:: To be done ::
Transcribe the listing in full, excluding any pictures.

:: Data lines ::
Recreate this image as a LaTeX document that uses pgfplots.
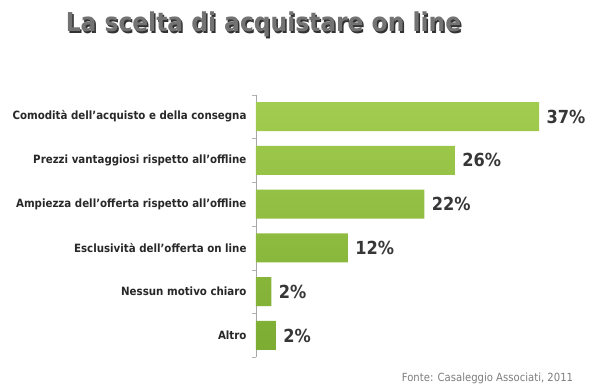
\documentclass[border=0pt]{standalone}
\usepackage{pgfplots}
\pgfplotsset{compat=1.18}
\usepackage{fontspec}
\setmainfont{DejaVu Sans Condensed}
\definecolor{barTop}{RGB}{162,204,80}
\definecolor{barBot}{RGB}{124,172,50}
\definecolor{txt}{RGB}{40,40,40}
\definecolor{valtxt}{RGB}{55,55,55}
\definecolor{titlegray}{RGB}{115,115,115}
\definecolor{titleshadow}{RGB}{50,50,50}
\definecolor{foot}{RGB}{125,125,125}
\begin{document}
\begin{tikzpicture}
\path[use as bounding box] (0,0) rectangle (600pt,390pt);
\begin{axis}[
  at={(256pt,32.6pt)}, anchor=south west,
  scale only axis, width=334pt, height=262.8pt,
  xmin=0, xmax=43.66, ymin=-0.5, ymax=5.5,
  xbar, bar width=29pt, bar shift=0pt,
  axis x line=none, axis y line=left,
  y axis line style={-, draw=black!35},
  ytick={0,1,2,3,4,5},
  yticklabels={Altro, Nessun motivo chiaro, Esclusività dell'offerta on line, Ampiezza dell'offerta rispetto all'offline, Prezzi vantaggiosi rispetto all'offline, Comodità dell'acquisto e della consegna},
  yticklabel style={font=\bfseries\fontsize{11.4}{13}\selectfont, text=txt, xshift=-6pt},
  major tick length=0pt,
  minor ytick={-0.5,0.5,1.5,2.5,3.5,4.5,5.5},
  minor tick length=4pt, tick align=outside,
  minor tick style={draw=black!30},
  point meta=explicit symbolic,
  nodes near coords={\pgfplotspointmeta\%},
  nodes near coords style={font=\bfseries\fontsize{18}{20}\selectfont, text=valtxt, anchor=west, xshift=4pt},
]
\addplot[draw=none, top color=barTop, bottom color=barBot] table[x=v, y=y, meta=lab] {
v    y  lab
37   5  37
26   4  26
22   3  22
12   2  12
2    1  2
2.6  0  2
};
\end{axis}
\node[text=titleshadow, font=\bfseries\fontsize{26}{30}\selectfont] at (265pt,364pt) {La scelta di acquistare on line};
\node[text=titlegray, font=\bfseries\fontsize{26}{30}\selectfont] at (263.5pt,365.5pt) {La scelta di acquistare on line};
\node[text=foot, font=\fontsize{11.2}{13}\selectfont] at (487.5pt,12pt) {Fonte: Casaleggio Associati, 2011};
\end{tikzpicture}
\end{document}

:: Answer to this task ::
Recreate this image as a LaTeX document that uses pgfplots.
\documentclass[border=0pt]{standalone}
\usepackage{pgfplots}
\pgfplotsset{compat=1.18}
\usepackage{fontspec}
\setmainfont{DejaVu Sans Condensed}
\definecolor{barTop}{RGB}{162,204,80}
\definecolor{barBot}{RGB}{124,172,50}
\definecolor{txt}{RGB}{40,40,40}
\definecolor{valtxt}{RGB}{55,55,55}
\definecolor{titlegray}{RGB}{115,115,115}
\definecolor{titleshadow}{RGB}{50,50,50}
\definecolor{foot}{RGB}{125,125,125}
\begin{document}
\begin{tikzpicture}
\path[use as bounding box] (0,0) rectangle (600pt,390pt);
\begin{axis}[
  at={(256pt,32.6pt)}, anchor=south west,
  scale only axis, width=334pt, height=262.8pt,
  xmin=0, xmax=43.66, ymin=-0.5, ymax=5.5,
  xbar, bar width=29pt, bar shift=0pt,
  axis x line=none, axis y line=left,
  y axis line style={-, draw=black!35},
  ytick={0,1,2,3,4,5},
  yticklabels={Altro, Nessun motivo chiaro, Esclusività dell'offerta on line, Ampiezza dell'offerta rispetto all'offline, Prezzi vantaggiosi rispetto all'offline, Comodità dell'acquisto e della consegna},
  yticklabel style={font=\bfseries\fontsize{11.4}{13}\selectfont, text=txt, xshift=-6pt},
  major tick length=0pt,
  minor ytick={-0.5,0.5,1.5,2.5,3.5,4.5,5.5},
  minor tick length=4pt, tick align=outside,
  minor tick style={draw=black!30},
  point meta=explicit symbolic,
  nodes near coords={\pgfplotspointmeta\%},
  nodes near coords style={font=\bfseries\fontsize{18}{20}\selectfont, text=valtxt, anchor=west, xshift=4pt},
]
\addplot[draw=none, top color=barTop, bottom color=barBot] table[x=v, y=y, meta=lab] {
v    y  lab
37   5  37
26   4  26
22   3  22
12   2  12
2    1  2
2.6  0  2
};
\end{axis}
\node[text=titleshadow, font=\bfseries\fontsize{26}{30}\selectfont] at (265pt,364pt) {La scelta di acquistare on line};
\node[text=titlegray, font=\bfseries\fontsize{26}{30}\selectfont] at (263.5pt,365.5pt) {La scelta di acquistare on line};
\node[text=foot, font=\fontsize{11.2}{13}\selectfont] at (487.5pt,12pt) {Fonte: Casaleggio Associati, 2011};
\end{tikzpicture}
\end{document}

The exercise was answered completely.